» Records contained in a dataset

** BEGIN **

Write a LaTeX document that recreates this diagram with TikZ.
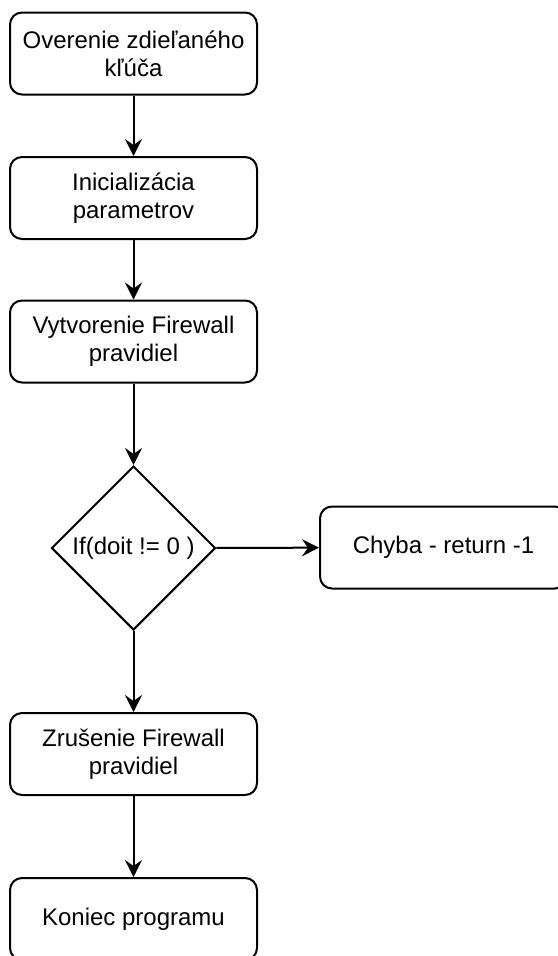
\documentclass[tikz,border=0pt]{standalone}
\usepackage{fontspec}
\setmainfont{Liberation Sans}
\usepackage{tikz}
\usetikzlibrary{shapes.geometric,arrows.meta}

\begin{document}
\begin{tikzpicture}[x=1pt,y=-1pt,
            box/.style={draw,rounded corners=12pt,line width=2pt,minimum width=247pt,minimum height=82pt,align=center,font=\fontsize{24}{28}\selectfont},
            cond/.style={draw,diamond,aspect=1,inner sep=0pt,line width=2pt,minimum width=164pt,minimum height=164pt,font=\fontsize{24}{28}\selectfont},
            arr/.style={line width=2pt,-{Stealth[length=17pt,width=17pt,inset=6pt]}}]
            \useasboundingbox (0,0) rectangle (557,956);

            \node[box] at (133.5,53.5) (A) {Overenie zdieľaného\\kľúča};
            \node[box] at (133.5,198) (B) {Inicializácia\\parametrov};
            \node[box] at (133.5,341.5) (C) {Vytvorenie Firewall\\pravidiel};
            \node[cond] at (133.5,548) (D) {If(doit != 0 )};
            \node[box] at (443.5,547.5) (E) {Chyba - return -1};
            \node[box] at (133.5,754) (F) {Zrušenie Firewall\\pravidiel};
            \node[box] at (133.5,919) (G) {Koniec programu};

            \draw[arr] (A) -- (B);
            \draw[arr] (B) -- (C);
            \draw[arr] (C) -- (D);
            \draw[arr] (D) -- (E);
            \draw[arr] (D) -- (F);
            \draw[arr] (F) -- (G);
        \end{tikzpicture}
\end{document}
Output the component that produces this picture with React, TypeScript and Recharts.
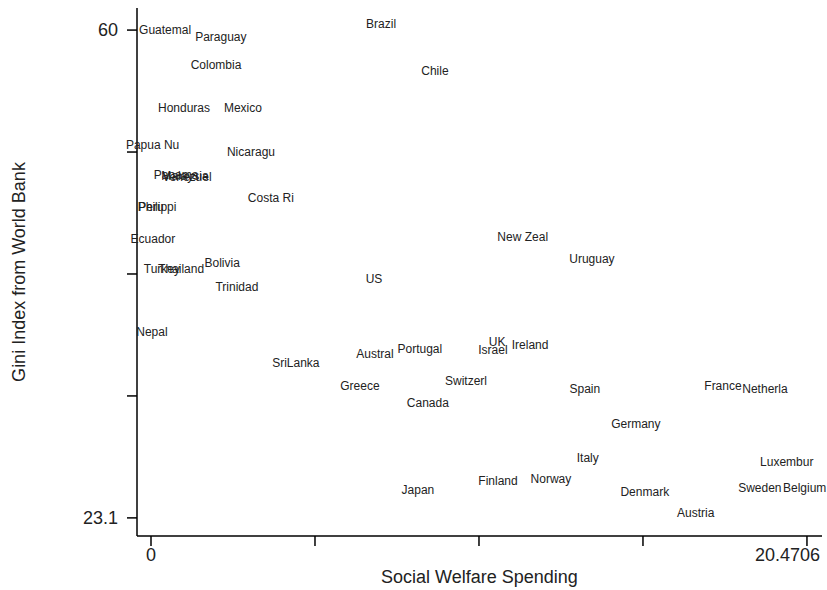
import React from "react";
import { ScatterChart, Scatter, XAxis, YAxis } from "recharts";

// country labels (truncated as in the source graph)
const countries = [
  "Guatemal", "Paraguay", "Brazil", "Colombia", "Chile", "Honduras", "Mexico",
  "Papua Nu", "Nicaragu", "Panama", "Malaysia", "Venezuel", "Costa Ri", "Peru",
  "Philippi", "Ecuador", "New Zeal", "Uruguay", "Turkey", "Thailand", "Bolivia",
  "Trinidad", "US", "Nepal", "SriLanka", "Austral", "Portugal", "Greece",
  "Canada", "Switzerl", "Israel", "UK", "Ireland", "Spain", "France", "Netherla",
  "Germany", "Italy", "Luxembur", "Sweden", "Belgium", "Denmark", "Austria",
  "Japan", "Finland", "Norway",
];

const welfare = [
  0.44, 2.18, 7.18, 2.03, 8.86, 1.03, 2.87,
  0.05, 3.12, 0.78, 1.06, 1.12, 3.74, 0.0,
  0.19, 0.06, 11.6, 13.76, 0.34, 0.94, 2.22,
  2.68, 6.96, 0.03, 4.52, 6.99, 8.39, 6.52,
  8.64, 9.83, 10.67, 10.8, 11.83, 13.54, 17.85, 19.16,
  15.13, 13.63, 19.84, 19.0, 20.4, 15.41, 17.0,
  8.33, 10.83, 12.48,
];

const gini = [
  60.0, 59.5, 60.45, 57.4, 56.95, 54.15, 54.15,
  51.35, 50.8, 49.07, 49.0, 48.9, 47.32, 46.64,
  46.64, 44.21, 44.36, 42.7, 41.93, 41.93, 42.38,
  40.6, 41.17, 37.15, 34.87, 35.55, 35.93, 33.1,
  31.83, 33.5, 35.85, 36.46, 36.23, 32.9, 33.1, 32.9,
  30.24, 27.65, 27.35, 25.38, 25.38, 25.07, 23.48,
  25.22, 25.9, 26.06,
];

const xTicks = [0, 5.11765, 10.2353, 15.35295, 20.4706];
const xTickLabels = ["0", "", "", "", "20.4706"];
const yTicks = [23.1, 32.325, 41.55, 50.775, 60];
const yTickLabels = ["23.1", "", "", "", "60"];

const FONT = "'Liberation Sans', Arial, sans-serif";

const XTick = (props: any) => {
  const { x, y, index } = props;
  const label = xTickLabels[index] ?? "";
  if (!label) return null;
  const last = index === xTicks.length - 1;
  return (
    <text
      x={last ? x + 13 : x}
      y={y}
      dy="0.71em"
      textAnchor={last ? "end" : "middle"}
      fontFamily={FONT}
      fontSize={18}
      fill="#222"
    >
      {label}
    </text>
  );
};

const YTick = (props: any) => {
  const { x, y, index } = props;
  const label = yTickLabels[index] ?? "";
  if (!label) return null;
  return (
    <text x={x} y={y} dy="0.355em" textAnchor="end" fontFamily={FONT} fontSize={18} fill="#222">
      {label}
    </text>
  );
};

const CountryLabel = (props: any) => {
  const { cx, cy, payload } = props;
  return (
    <text
      x={cx}
      y={cy}
      dy="0.355em"
      textAnchor="middle"
      fontFamily={FONT}
      fontSize={12}
      fill="#222"
    >
      {payload.name}
    </text>
  );
};

export default function App() {
  const data = countries.map((name, i) => ({ name, x: welfare[i], y: gini[i] }));

  return (
    <div style={{ position: "absolute", left: 0, top: 0, background: "#fff" }}>
      <ScatterChart width={827} height={590} margin={{ top: 8, right: 5, bottom: 0, left: 80 }}>
        <XAxis
          type="number"
          dataKey="x"
          domain={[-0.437, 20.94]}
          ticks={xTicks}
          interval={0}
          height={54}
          tickSize={10}
          tickMargin={2}
          stroke="#000"
          strokeWidth={1.5}
          tick={<XTick />}
          label={(p: any) => {
            const vb = p.viewBox;
            return (
              <text
                x={vb.x + vb.width / 2}
                y={578}
                textAnchor="middle"
                dominantBaseline="middle"
                fontFamily={FONT}
                fontSize={18}
                fill="#222"
              >
                Social Welfare Spending
              </text>
            );
          }}
        />
        <YAxis
          type="number"
          dataKey="y"
          domain={[21.73, 61.67]}
          ticks={yTicks}
          interval={0}
          width={57}
          tickSize={10}
          tickMargin={9}
          stroke="#000"
          strokeWidth={1.5}
          tick={<YTick />}
          label={(p: any) => {
            const vb = p.viewBox;
            const cy = vb.y + vb.height / 2;
            return (
              <text
                x={20}
                y={cy}
                transform={`rotate(-90 20 ${cy})`}
                textAnchor="middle"
                dominantBaseline="middle"
                fontFamily={FONT}
                fontSize={18}
                fill="#222"
              >
                Gini Index from World Bank
              </text>
            );
          }}
        />
        <Scatter data={data} shape={<CountryLabel />} isAnimationActive={false} />
      </ScatterChart>
    </div>
  );
}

** END **

» Exercise objective
Copy out the entries verbatim and leave the images out.

» Result for this exercise
Write a LaTeX document that recreates this diagram with TikZ.
\documentclass[tikz,border=0pt]{standalone}
\usepackage{fontspec}
\setmainfont{Liberation Sans}
\usepackage{tikz}
\usetikzlibrary{shapes.geometric,arrows.meta}

\begin{document}
\begin{tikzpicture}[x=1pt,y=-1pt,
            box/.style={draw,rounded corners=12pt,line width=2pt,minimum width=247pt,minimum height=82pt,align=center,font=\fontsize{24}{28}\selectfont},
            cond/.style={draw,diamond,aspect=1,inner sep=0pt,line width=2pt,minimum width=164pt,minimum height=164pt,font=\fontsize{24}{28}\selectfont},
            arr/.style={line width=2pt,-{Stealth[length=17pt,width=17pt,inset=6pt]}}]
            \useasboundingbox (0,0) rectangle (557,956);

            \node[box] at (133.5,53.5) (A) {Overenie zdieľaného\\kľúča};
            \node[box] at (133.5,198) (B) {Inicializácia\\parametrov};
            \node[box] at (133.5,341.5) (C) {Vytvorenie Firewall\\pravidiel};
            \node[cond] at (133.5,548) (D) {If(doit != 0 )};
            \node[box] at (443.5,547.5) (E) {Chyba - return -1};
            \node[box] at (133.5,754) (F) {Zrušenie Firewall\\pravidiel};
            \node[box] at (133.5,919) (G) {Koniec programu};

            \draw[arr] (A) -- (B);
            \draw[arr] (B) -- (C);
            \draw[arr] (C) -- (D);
            \draw[arr] (D) -- (E);
            \draw[arr] (D) -- (F);
            \draw[arr] (F) -- (G);
        \end{tikzpicture}
\end{document}
Output the component that produces this picture with React, TypeScript and Recharts.
import React from "react";
import { ScatterChart, Scatter, XAxis, YAxis } from "recharts";

// country labels (truncated as in the source graph)
const countries = [
  "Guatemal", "Paraguay", "Brazil", "Colombia", "Chile", "Honduras", "Mexico",
  "Papua Nu", "Nicaragu", "Panama", "Malaysia", "Venezuel", "Costa Ri", "Peru",
  "Philippi", "Ecuador", "New Zeal", "Uruguay", "Turkey", "Thailand", "Bolivia",
  "Trinidad", "US", "Nepal", "SriLanka", "Austral", "Portugal", "Greece",
  "Canada", "Switzerl", "Israel", "UK", "Ireland", "Spain", "France", "Netherla",
  "Germany", "Italy", "Luxembur", "Sweden", "Belgium", "Denmark", "Austria",
  "Japan", "Finland", "Norway",
];

const welfare = [
  0.44, 2.18, 7.18, 2.03, 8.86, 1.03, 2.87,
  0.05, 3.12, 0.78, 1.06, 1.12, 3.74, 0.0,
  0.19, 0.06, 11.6, 13.76, 0.34, 0.94, 2.22,
  2.68, 6.96, 0.03, 4.52, 6.99, 8.39, 6.52,
  8.64, 9.83, 10.67, 10.8, 11.83, 13.54, 17.85, 19.16,
  15.13, 13.63, 19.84, 19.0, 20.4, 15.41, 17.0,
  8.33, 10.83, 12.48,
];

const gini = [
  60.0, 59.5, 60.45, 57.4, 56.95, 54.15, 54.15,
  51.35, 50.8, 49.07, 49.0, 48.9, 47.32, 46.64,
  46.64, 44.21, 44.36, 42.7, 41.93, 41.93, 42.38,
  40.6, 41.17, 37.15, 34.87, 35.55, 35.93, 33.1,
  31.83, 33.5, 35.85, 36.46, 36.23, 32.9, 33.1, 32.9,
  30.24, 27.65, 27.35, 25.38, 25.38, 25.07, 23.48,
  25.22, 25.9, 26.06,
];

const xTicks = [0, 5.11765, 10.2353, 15.35295, 20.4706];
const xTickLabels = ["0", "", "", "", "20.4706"];
const yTicks = [23.1, 32.325, 41.55, 50.775, 60];
const yTickLabels = ["23.1", "", "", "", "60"];

const FONT = "'Liberation Sans', Arial, sans-serif";

const XTick = (props: any) => {
  const { x, y, index } = props;
  const label = xTickLabels[index] ?? "";
  if (!label) return null;
  const last = index === xTicks.length - 1;
  return (
    <text
      x={last ? x + 13 : x}
      y={y}
      dy="0.71em"
      textAnchor={last ? "end" : "middle"}
      fontFamily={FONT}
      fontSize={18}
      fill="#222"
    >
      {label}
    </text>
  );
};

const YTick = (props: any) => {
  const { x, y, index } = props;
  const label = yTickLabels[index] ?? "";
  if (!label) return null;
  return (
    <text x={x} y={y} dy="0.355em" textAnchor="end" fontFamily={FONT} fontSize={18} fill="#222">
      {label}
    </text>
  );
};

const CountryLabel = (props: any) => {
  const { cx, cy, payload } = props;
  return (
    <text
      x={cx}
      y={cy}
      dy="0.355em"
      textAnchor="middle"
      fontFamily={FONT}
      fontSize={12}
      fill="#222"
    >
      {payload.name}
    </text>
  );
};

export default function App() {
  const data = countries.map((name, i) => ({ name, x: welfare[i], y: gini[i] }));

  return (
    <div style={{ position: "absolute", left: 0, top: 0, background: "#fff" }}>
      <ScatterChart width={827} height={590} margin={{ top: 8, right: 5, bottom: 0, left: 80 }}>
        <XAxis
          type="number"
          dataKey="x"
          domain={[-0.437, 20.94]}
          ticks={xTicks}
          interval={0}
          height={54}
          tickSize={10}
          tickMargin={2}
          stroke="#000"
          strokeWidth={1.5}
          tick={<XTick />}
          label={(p: any) => {
            const vb = p.viewBox;
            return (
              <text
                x={vb.x + vb.width / 2}
                y={578}
                textAnchor="middle"
                dominantBaseline="middle"
                fontFamily={FONT}
                fontSize={18}
                fill="#222"
              >
                Social Welfare Spending
              </text>
            );
          }}
        />
        <YAxis
          type="number"
          dataKey="y"
          domain={[21.73, 61.67]}
          ticks={yTicks}
          interval={0}
          width={57}
          tickSize={10}
          tickMargin={9}
          stroke="#000"
          strokeWidth={1.5}
          tick={<YTick />}
          label={(p: any) => {
            const vb = p.viewBox;
            const cy = vb.y + vb.height / 2;
            return (
              <text
                x={20}
                y={cy}
                transform={`rotate(-90 20 ${cy})`}
                textAnchor="middle"
                dominantBaseline="middle"
                fontFamily={FONT}
                fontSize={18}
                fill="#222"
              >
                Gini Index from World Bank
              </text>
            );
          }}
        />
        <Scatter data={data} shape={<CountryLabel />} isAnimationActive={false} />
      </ScatterChart>
    </div>
  );
}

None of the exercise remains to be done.